### Work to complete
Identify each line below that contains the word "matplotlib", and copy it out.

### Provided data
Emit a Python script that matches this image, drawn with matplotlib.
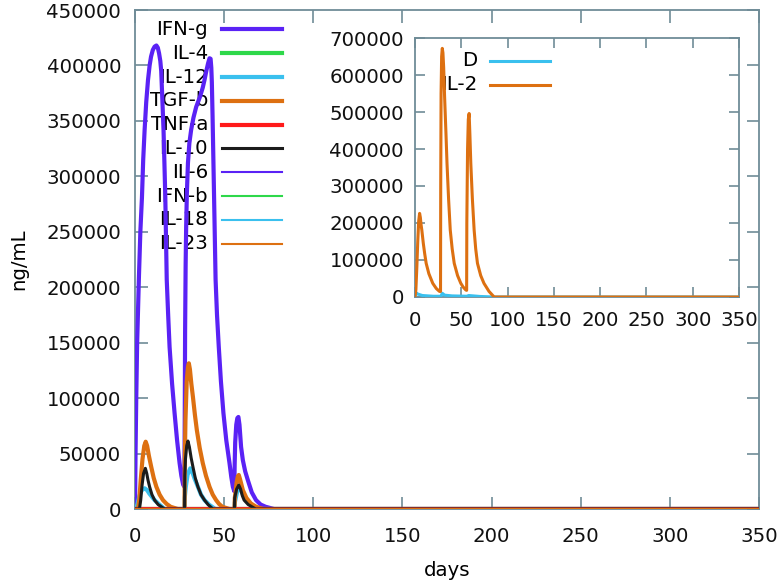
import matplotlib
matplotlib.use("Agg")
import matplotlib.pyplot as plt
from matplotlib.lines import Line2D

# values (days, ng/mL)
ifng_t = [0, 0.3, 0.7, 1.2, 2.2, 3, 3.9, 4.6, 5.4, 6.3, 7.3, 8.2, 9, 10, 11, 12, 12.8, 13.5, 14.2,
          14.7, 15.2, 16, 16.5, 17, 17.8, 18.6, 19.4, 20.8, 22.2, 23.6, 25, 26, 27, 27.7,
          27.9, 28.1, 28.4, 28.7, 29.1, 29.7, 30.5, 31.5, 32.8, 34.3, 36.5, 38, 39, 40, 41, 41.8,
          42.4, 42.8, 43.1, 43.5, 44, 44.6, 45.2, 46, 47, 48.2, 49.6, 51.2, 53, 54, 54.9, 55.7,
          55.9, 56.2, 56.8, 57.4, 58, 58.6, 59.5, 60.5, 61.8, 63.3, 65.5, 67.9, 70.5, 73.3, 78, 350]
ifng_v = [0, 50000, 100000, 150000, 209000, 250000, 281000, 315000, 342000, 367000, 387000, 400000,
          408000, 414000, 417000, 418000, 416000, 411000, 404000, 395000, 375000, 342000, 312000,
          281000, 207000, 175000, 146000, 113000, 86500, 62000, 41500, 30000, 22000, 20000,
          80000, 160000, 220000, 255000, 285000, 312000, 330000, 342000, 353000, 362500, 372000,
          380000, 387000, 395000, 402000, 406500, 406000, 398000, 385000, 355000, 312000, 260000,
          207000, 175000, 146000, 115000, 86500, 62000, 41500, 29000, 20000, 16000,
          40000, 60000, 76000, 82000, 83000, 76000, 56000, 44000, 34000, 26000, 15000, 8000, 4000,
          2000, 0, 0]

tgfb_t = [0, 1.7, 2.5, 3.2, 4.2, 5.2, 6, 6.8, 7.8, 9.1, 10.5, 12, 13.8, 15.7, 17.8, 20, 24, 27.8,
          27.9, 28.3, 29, 29.7, 30.2, 30.8, 31.6, 32.5, 33.6, 34.7, 36.3, 38, 39.8, 41.8, 43.6, 45.5,
          47.2, 49, 53, 55.8, 56, 57, 57.7, 58.2, 58.9, 60.5, 62.5, 65, 68, 72, 350]
tgfb_v = [0, 0, 10000, 26000, 45000, 57000, 60700, 57000, 48000, 38000, 28000, 20000, 13000, 8000,
          4500, 2000, 0, 0, 40000, 80000, 115000, 128000, 131400, 126000, 113000, 101000, 85000,
          71000, 55000, 41500, 30000, 20000, 13000, 8000, 4500, 2000, 0, 0, 10000, 24000, 29500,
          30700, 27000, 17000, 10000, 5000, 2000, 0, 0]

il10_t = [0, 2.5, 3.2, 4, 4.8, 5.8, 6.6, 7.3, 8.2, 9.5, 11, 13, 16.6, 27.8, 27.9, 28.3, 29, 29.7,
          30.5, 31.5, 32.5, 33.8, 35.3, 37, 39, 41, 43.7, 55.8, 55.9, 57, 58.2, 59.2, 60.2, 61.2,
          63.5, 67.7, 350]
il10_v = [0, 0, 8000, 22000, 32000, 36700, 32000, 26000, 20000, 13000, 8000, 4000, 0, 0, 30000,
          45000, 57000, 61300, 56000, 46000, 38000, 28000, 20000, 13000, 8000, 4000, 0, 0, 10000,
          18000, 21600, 18000, 12000, 8000, 4000, 0, 0]

il12_t = [0, 0.6, 1.5, 2.5, 3.8, 5.4, 6.8, 8, 9.5, 11, 13, 14.8, 16.6, 27.8, 27.9, 28.5, 29.5, 31,
          32.2, 33.5, 35.3, 37, 39, 41.5, 45, 55.8, 56, 57.5, 58.5, 60, 62, 65, 68, 350]
il12_v = [0, 0, 5000, 12000, 17000, 18700, 17000, 14000, 11000, 8000, 5000, 2500, 0, 0, 10000,
          20000, 31000, 36700, 33000, 27000, 20000, 13000, 8000, 4000, 0, 0, 6000, 17000, 20000,
          15000, 9000, 4000, 0, 0]

zero_t = [0, 350]
zero_v = [0, 0]

il2_t = [0, 1, 2, 3, 4, 5, 5.8, 6.6, 7.4, 9, 10.5, 12.1, 15, 19.2, 23, 26.5, 27.6,
         27.8, 28.2, 28.8, 29.5, 30.2, 31, 32, 33.5, 34.6, 36.3, 38.1, 40.2, 42.4, 46, 49.5, 52,
         54.9, 55.8, 56, 56.8, 57.6, 58.5, 59.3, 60.3, 62, 63.9, 65.6, 67.5, 71, 74.5, 80, 85.5, 350]
il2_v = [0, 20000, 80000, 150000, 205000, 226000, 215000, 195000, 181000, 145000, 117000, 91000,
         63000, 37000, 23000, 15000, 15000, 300000, 550000, 650000, 672000, 660000, 620000, 541000,
         440000, 361000, 265000, 181000, 130000, 91000, 58000, 37000, 27000, 19000, 18000, 200000,
         400000, 480000, 496000, 440000, 361000, 265000, 181000, 130000, 91000, 58000, 37000, 15000,
         0, 0]

d_t = [0, 1, 3, 8, 20, 28, 29.5, 32, 40, 56, 58, 70, 85, 350]
d_v = [0, 12000, 8000, 4000, 2000, 2000, 10000, 5000, 3000, 2000, 4000, 1500, 0, 0]

violet = "#5a22f5"
green = "#2ed84a"
sky = "#3ac0ee"
orange = "#dd7011"
red = "#ff1a1a"
black = "#1c1c1c"
frame = "#6f8c97"

main_series = [
    ("IFN-g", ifng_t, ifng_v, violet, 3.0),
    ("IL-4", zero_t, zero_v, green, 3.0),
    ("IL-12", il12_t, il12_v, sky, 3.0),
    ("TGF-b", tgfb_t, tgfb_v, orange, 3.0),
    ("TNF-a", zero_t, zero_v, red, 3.0),
    ("IL-10", il10_t, il10_v, black, 2.2),
    ("IL-6", zero_t, zero_v, violet, 1.5),
    ("IFN-b", zero_t, zero_v, green, 1.5),
    ("IL-18", zero_t, zero_v, sky, 1.5),
    ("IL-23", zero_t, zero_v, orange, 1.5),
]
inset_series = [
    ("D", d_t, d_v, sky, 2.2),
    ("IL-2", il2_t, il2_v, orange, 2.2),
]

plt.rcParams['font.family'] = 'DejaVu Sans'
plt.rcParams['font.size'] = 14.2

fig = plt.figure(figsize=(7.79, 5.82), dpi=100)
ax = fig.add_axes([0.1733, 0.1254, 0.8010, 0.8574])


def style(a, tick_len):
    for s in a.spines.values():
        s.set_color(frame)
        s.set_linewidth(1.3)
    a.tick_params(direction="in", length=tick_len, width=1.2, color=frame,
                  top=True, right=True, labelcolor="#111111")


def key(a, series, x_text, x0, x1, y_start, dy):
    for i, (name, t, v, c, lw) in enumerate(series):
        y = y_start - i * dy
        a.text(x_text, y, name, transform=a.transAxes, ha="right", va="center", zorder=1)
        a.add_line(Line2D([x0, x1], [y, y], transform=a.transAxes, color=c, lw=lw, zorder=1))


key(ax, main_series, 0.117, 0.140, 0.236, 0.961, 0.0477)
for i, (name, t, v, c, lw) in enumerate(main_series):
    ax.plot(t, v, color=c, lw=lw, zorder=3 + i, solid_joinstyle="round")

ax.set_xlim(0, 350)
ax.set_ylim(0, 450000)
ax.set_xticks(range(0, 351, 50))
ax.set_yticks(range(0, 450001, 50000))
ax.set_xlabel("days", labelpad=11)
ax.set_ylabel("ng/mL", labelpad=13)
style(ax, 9)
ax.tick_params(axis="x", pad=13)
ax.tick_params(axis="y", pad=10)

ins = fig.add_axes([0.5327, 0.4897, 0.4160, 0.4450])
ins.set_facecolor("white")
key(ins, inset_series, 0.193, 0.232, 0.417, 0.912, 0.093)
for i, (name, t, v, c, lw) in enumerate(inset_series):
    ins.plot(t, v, color=c, lw=lw, zorder=3 + i, solid_joinstyle="round")
ins.set_xlim(0, 350)
ins.set_ylim(0, 700000)
ins.set_xticks(range(0, 351, 50))
ins.set_yticks(range(0, 700001, 100000))
style(ins, 7)
ins.tick_params(axis="x", pad=10)
ins.tick_params(axis="y", pad=8)

fig.savefig("out.png", dpi=100)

### Correct response
Emit a Python script that matches this image, drawn with matplotlib.
import matplotlib
matplotlib.use("Agg")
import matplotlib.pyplot as plt
from matplotlib.lines import Line2D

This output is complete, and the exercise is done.